The problem: Output every line of the material exactly, omitting images.
>> Begin Information supplied
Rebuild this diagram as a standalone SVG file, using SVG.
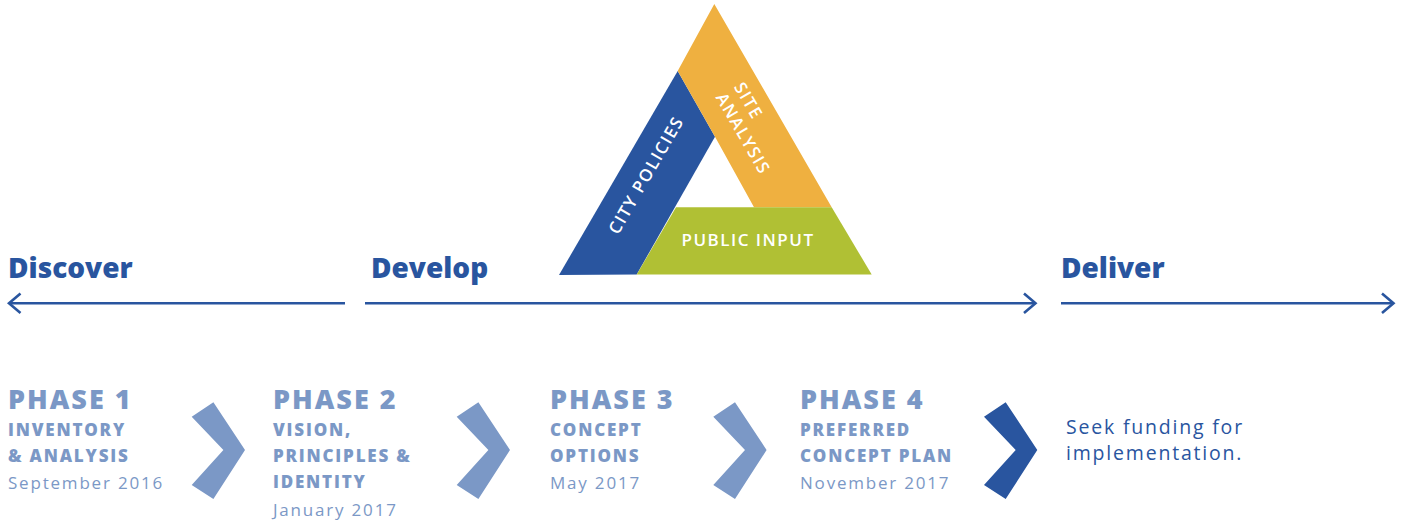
<svg xmlns="http://www.w3.org/2000/svg" width="1408" height="525" viewBox="0 0 1408 525">
<defs>
<style>
.hdr{font-family:"Open Sans","Liberation Sans",sans-serif;font-weight:800;font-size:28px;fill:#29559f}
.ph{font-family:"Open Sans","Liberation Sans",sans-serif;font-weight:800;font-size:27px;fill:#7b98c6;letter-spacing:2px}
.sub{font-family:"Open Sans","Liberation Sans",sans-serif;font-weight:800;font-size:17px;fill:#7b98c6;letter-spacing:1.8px}
.date{font-family:"Open Sans","Liberation Sans",sans-serif;font-weight:500;font-size:17px;fill:#7b98c6;letter-spacing:1.8px}
.seek{font-family:"Open Sans","Liberation Sans",sans-serif;font-weight:500;font-size:19.5px;fill:#29559f;letter-spacing:1.8px}
.tri{font-family:"Open Sans","Liberation Sans",sans-serif;font-weight:600;font-size:17px;fill:#ffffff;letter-spacing:1.5px}
.line{stroke:#29559f;stroke-width:2.6;fill:none}
.head{stroke:#29559f;stroke-width:2.6;fill:none;stroke-linecap:butt;stroke-linejoin:miter}
.chev{fill:#7b98c6}
.chevd{fill:#29559f}
</style>
</defs>
<g id="triangle">
<polygon id="blue-band" points="559,275 677.7,71 715,136.7 636.7,274.5" fill="#29559f"/>
<polygon id="orange-band" points="714.3,4 831.7,207.3 754,207.3 715,136.7 677.7,71" fill="#efb040"/>
<polygon id="green-band" points="676,207.3 831.7,207.3 871.7,274.5 636.7,274.5" fill="#b0c034"/>
<g transform="translate(646,175) rotate(-60)"><text class="tri" x="0" y="6" text-anchor="middle">CITY POLICIES</text></g>
<g transform="translate(743.5,134) rotate(60)"><text class="tri" x="-46" y="-15">SITE</text><text class="tri" x="-46" y="6">ANALYSIS</text></g>
<text class="tri" x="748" y="246" text-anchor="middle">PUBLIC INPUT</text>
</g>
<g id="discover"><text class="hdr" x="8" y="278">Discover</text></g>
<g id="develop"><text class="hdr" x="371" y="278">Develop</text></g>
<g id="deliver"><text class="hdr" x="1061" y="278">Deliver</text></g>
<g id="connectors">
<line class="line" x1="9" y1="303.3" x2="345" y2="303.3"/>
<polyline class="head" points="20.5,293.5 9,303.3 20.5,313"/>
<line class="line" x1="365" y1="303.3" x2="1035" y2="303.3"/>
<polyline class="head" points="1024,293.5 1035.5,303.3 1024,313"/>
<line class="line" x1="1061" y1="303.3" x2="1393" y2="303.3"/>
<polyline class="head" points="1382,293.5 1393.5,303.3 1382,313"/>
</g>
<g id="phase1">
<text class="ph" x="8" y="409">PHASE 1</text>
<text class="sub" x="8" y="436">INVENTORY</text>
<text class="sub" x="8" y="462">&amp; ANALYSIS</text>
<text class="date" x="8" y="488.5">September 2016</text>
</g>
<g id="phase2">
<text class="ph" x="273" y="409">PHASE 2</text>
<text class="sub" x="273" y="436">VISION,</text>
<text class="sub" x="273" y="462">PRINCIPLES &amp;</text>
<text class="sub" x="273" y="488">IDENTITY</text>
<text class="date" x="273" y="515.5">January 2017</text>
</g>
<g id="phase3">
<text class="ph" x="550" y="409">PHASE 3</text>
<text class="sub" x="550" y="436">CONCEPT</text>
<text class="sub" x="550" y="462">OPTIONS</text>
<text class="date" x="550" y="488.5">May 2017</text>
</g>
<g id="phase4">
<text class="ph" x="800" y="409">PHASE 4</text>
<text class="sub" x="800" y="436">PREFERRED</text>
<text class="sub" x="800" y="462">CONCEPT PLAN</text>
<text class="date" x="800" y="488.5">November 2017</text>
</g>
<g id="deliver-step">
<text class="seek" x="1066" y="433.5">Seek funding for</text>
<text class="seek" x="1066" y="460">implementation.</text>
</g>
<g id="chevrons">
<polygon class="chev" transform="translate(191.7,0)" points="0,416.7 21.7,402.3 53.3,450 21.7,499 0,485 31.7,450"/>
<polygon class="chev" transform="translate(456.7,0)" points="0,416.7 21.7,402.3 53.3,450 21.7,499 0,485 31.7,450"/>
<polygon class="chev" transform="translate(713.3,0)" points="0,416.7 21.7,402.3 53.3,450 21.7,499 0,485 31.7,450"/>
<polygon class="chevd" transform="translate(984,0)" points="0,416.7 21.7,402.3 53.3,450 21.7,499 0,485 31.7,450"/>
</g>
</svg>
>> End Information supplied
Written answer:
Rebuild this diagram as a standalone SVG file, using SVG.
<svg xmlns="http://www.w3.org/2000/svg" width="1408" height="525" viewBox="0 0 1408 525">
<defs>
<style>
.hdr{font-family:"Open Sans","Liberation Sans",sans-serif;font-weight:800;font-size:28px;fill:#29559f}
.ph{font-family:"Open Sans","Liberation Sans",sans-serif;font-weight:800;font-size:27px;fill:#7b98c6;letter-spacing:2px}
.sub{font-family:"Open Sans","Liberation Sans",sans-serif;font-weight:800;font-size:17px;fill:#7b98c6;letter-spacing:1.8px}
.date{font-family:"Open Sans","Liberation Sans",sans-serif;font-weight:500;font-size:17px;fill:#7b98c6;letter-spacing:1.8px}
.seek{font-family:"Open Sans","Liberation Sans",sans-serif;font-weight:500;font-size:19.5px;fill:#29559f;letter-spacing:1.8px}
.tri{font-family:"Open Sans","Liberation Sans",sans-serif;font-weight:600;font-size:17px;fill:#ffffff;letter-spacing:1.5px}
.line{stroke:#29559f;stroke-width:2.6;fill:none}
.head{stroke:#29559f;stroke-width:2.6;fill:none;stroke-linecap:butt;stroke-linejoin:miter}
.chev{fill:#7b98c6}
.chevd{fill:#29559f}
</style>
</defs>
<g id="triangle">
<polygon id="blue-band" points="559,275 677.7,71 715,136.7 636.7,274.5" fill="#29559f"/>
<polygon id="orange-band" points="714.3,4 831.7,207.3 754,207.3 715,136.7 677.7,71" fill="#efb040"/>
<polygon id="green-band" points="676,207.3 831.7,207.3 871.7,274.5 636.7,274.5" fill="#b0c034"/>
<g transform="translate(646,175) rotate(-60)"><text class="tri" x="0" y="6" text-anchor="middle">CITY POLICIES</text></g>
<g transform="translate(743.5,134) rotate(60)"><text class="tri" x="-46" y="-15">SITE</text><text class="tri" x="-46" y="6">ANALYSIS</text></g>
<text class="tri" x="748" y="246" text-anchor="middle">PUBLIC INPUT</text>
</g>
<g id="discover"><text class="hdr" x="8" y="278">Discover</text></g>
<g id="develop"><text class="hdr" x="371" y="278">Develop</text></g>
<g id="deliver"><text class="hdr" x="1061" y="278">Deliver</text></g>
<g id="connectors">
<line class="line" x1="9" y1="303.3" x2="345" y2="303.3"/>
<polyline class="head" points="20.5,293.5 9,303.3 20.5,313"/>
<line class="line" x1="365" y1="303.3" x2="1035" y2="303.3"/>
<polyline class="head" points="1024,293.5 1035.5,303.3 1024,313"/>
<line class="line" x1="1061" y1="303.3" x2="1393" y2="303.3"/>
<polyline class="head" points="1382,293.5 1393.5,303.3 1382,313"/>
</g>
<g id="phase1">
<text class="ph" x="8" y="409">PHASE 1</text>
<text class="sub" x="8" y="436">INVENTORY</text>
<text class="sub" x="8" y="462">&amp; ANALYSIS</text>
<text class="date" x="8" y="488.5">September 2016</text>
</g>
<g id="phase2">
<text class="ph" x="273" y="409">PHASE 2</text>
<text class="sub" x="273" y="436">VISION,</text>
<text class="sub" x="273" y="462">PRINCIPLES &amp;</text>
<text class="sub" x="273" y="488">IDENTITY</text>
<text class="date" x="273" y="515.5">January 2017</text>
</g>
<g id="phase3">
<text class="ph" x="550" y="409">PHASE 3</text>
<text class="sub" x="550" y="436">CONCEPT</text>
<text class="sub" x="550" y="462">OPTIONS</text>
<text class="date" x="550" y="488.5">May 2017</text>
</g>
<g id="phase4">
<text class="ph" x="800" y="409">PHASE 4</text>
<text class="sub" x="800" y="436">PREFERRED</text>
<text class="sub" x="800" y="462">CONCEPT PLAN</text>
<text class="date" x="800" y="488.5">November 2017</text>
</g>
<g id="deliver-step">
<text class="seek" x="1066" y="433.5">Seek funding for</text>
<text class="seek" x="1066" y="460">implementation.</text>
</g>
<g id="chevrons">
<polygon class="chev" transform="translate(191.7,0)" points="0,416.7 21.7,402.3 53.3,450 21.7,499 0,485 31.7,450"/>
<polygon class="chev" transform="translate(456.7,0)" points="0,416.7 21.7,402.3 53.3,450 21.7,499 0,485 31.7,450"/>
<polygon class="chev" transform="translate(713.3,0)" points="0,416.7 21.7,402.3 53.3,450 21.7,499 0,485 31.7,450"/>
<polygon class="chevd" transform="translate(984,0)" points="0,416.7 21.7,402.3 53.3,450 21.7,499 0,485 31.7,450"/>
</g>
</svg>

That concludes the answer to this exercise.